It's been a while since I've tended to this blog. I've been busy walking down the railroad tracks of life and trying not to get run over along the way. I'm still working as an automotive technician. It turns out that tinkering with cars was meant to be for me. Of all the various jobs I've had, this one has been my favorite. I like the challenge, and I like working with my hands. It's not a glamorous job or a cutesy job, but it fits. It's just perfect for a tomboy like me.
I finally fell in love with the area where I live. I was kind of forced to take an apartment in a place that I wasn't too crazy about moving to initially. There's nothing wrong with the town or the apartment. I think the scenery is gorgeous, and the place is very clean. I just had a different plan, but then life threw me a curveball, so I had to change my course. I ended up someplace that wasn't in the plan. It took me an entire year before I started going out and getting to know the town. It turns out that this area has EVERYTHING I need. Everything I like to do is less than 25 minutes away. There's a skating rink, a bowling alley, a smoothie spot, a table tennis club, a tennis court, a basketball court, a movie theater, a gym, bumper cars, and lots of new and exciting restaurants to visit and review. The only thing it's missing is a comedy club, but there is one about two hours away. I'll be visiting it soon. I've been taking "fun days" for myself at least once a week and just chillin' solo 'cause that's my status right now. I guess you could say that I've been dating myself lately, lol.

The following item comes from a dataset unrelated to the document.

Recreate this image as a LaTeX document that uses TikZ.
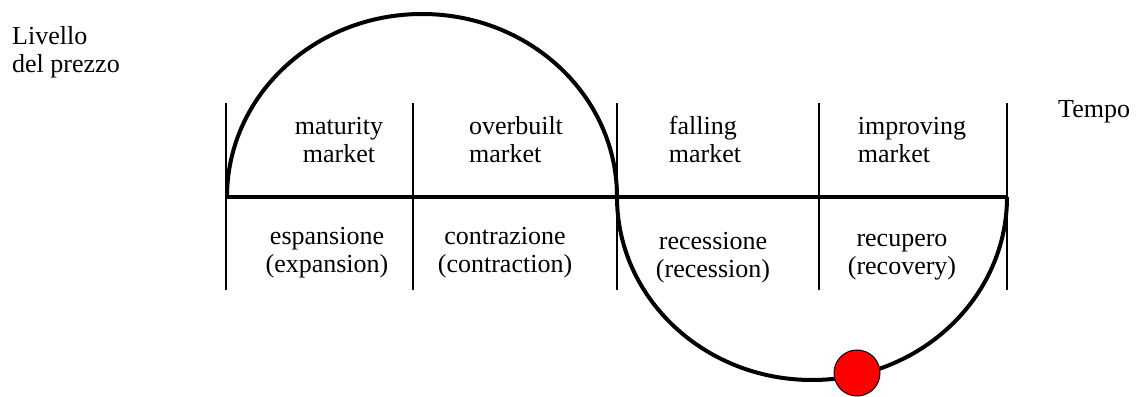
\documentclass[tikz,border=0pt]{standalone}
\usepackage{fontspec}
\setmainfont{Liberation Serif}

\begin{document}
\begin{tikzpicture}[x=1pt, y=1pt,
		every node/.style = {inner sep = 0pt, font = \fontsize{26}{28}\selectfont},
		label/.style = {align = center, anchor = base},
		labelleft/.style = {align = left, anchor = base},
		wave/.style = {line width = 4pt},
		divider/.style = {line width = 1.5pt}]
		\useasboundingbox (0,0) rectangle (1139,396);
		% axis and dividers
		\coordinate (A) at (227,199);
		\coordinate (B) at (1007,199);
		\foreach \name/\x in {d0/226, d1/413, d2/617, d3/819, d4/1007}{
			\coordinate (\name top) at (\x,293);
			\coordinate (\name bot) at (\x,106);
			\draw[divider] (\name top) -- (\name bot);
		}
		\draw[wave] (A) -- (B);
		% cycle
		\coordinate (M) at (617,199);
		\draw[wave] (A) arc[start angle = 180, end angle = 0, x radius = 195, y radius = 183];
		\draw[wave] (M) arc[start angle = 180, end angle = 360, x radius = 195, y radius = 183];
		\node[circle, minimum size = 46pt, fill = red, draw = black, line width = 1pt] (now) at (857,23) {};
		% labels (base = last line)
		\node[labelleft, anchor = base west] (price) at (12,323) {Livello\\del prezzo};
		\node[anchor = base west] (time) at (1058,278) {Tempo};
		\node[label] (maturity) at (339,233) {maturity\\market};
		\node[labelleft] (overbuilt) at (516,233) {overbuilt\\market};
		\node[labelleft] (falling) at (705,233) {falling\\market};
		\node[labelleft] (improving) at (912,233) {improving\\market};
		\node[label] (expansion) at (327,123) {espansione\\(expansion)};
		\node[label] (contraction) at (505,123) {contrazione\\(contraction)};
		\node[label] (recession) at (713,118) {recessione\\(recession)};
		\node[label] (recovery) at (902,121) {recupero\\(recovery)};
	\end{tikzpicture}
\end{document}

Love has not been kind to me. It never has been, but maybe that will change one day. It's never too late to find true love.
I still have my faith, but it has been challenged more the past year than it has ever been in my entire life. I've been dragged through the refining fire, shoved into trials and tribulations, and put through many tests. I've passed some tests and failed others. The beautiful thing is that the Heavenly Father keeps waking me up every morning and giving me additional opportunities to learn and grow into something beautiful. I can tell that he's not done with me yet, and he still holds me securely in the palms of his hands.
Through the mistakes I made, I learned to appreciate what our Savior did for us even more. The sacrifice he made just to give us the opportunity to be with him was the biggest display of love ever. We hear "God so love the world..." all the time, but it really doesn't hit home until we screw up and realize how flawed and undeserving we really are. Reflection is wisdom.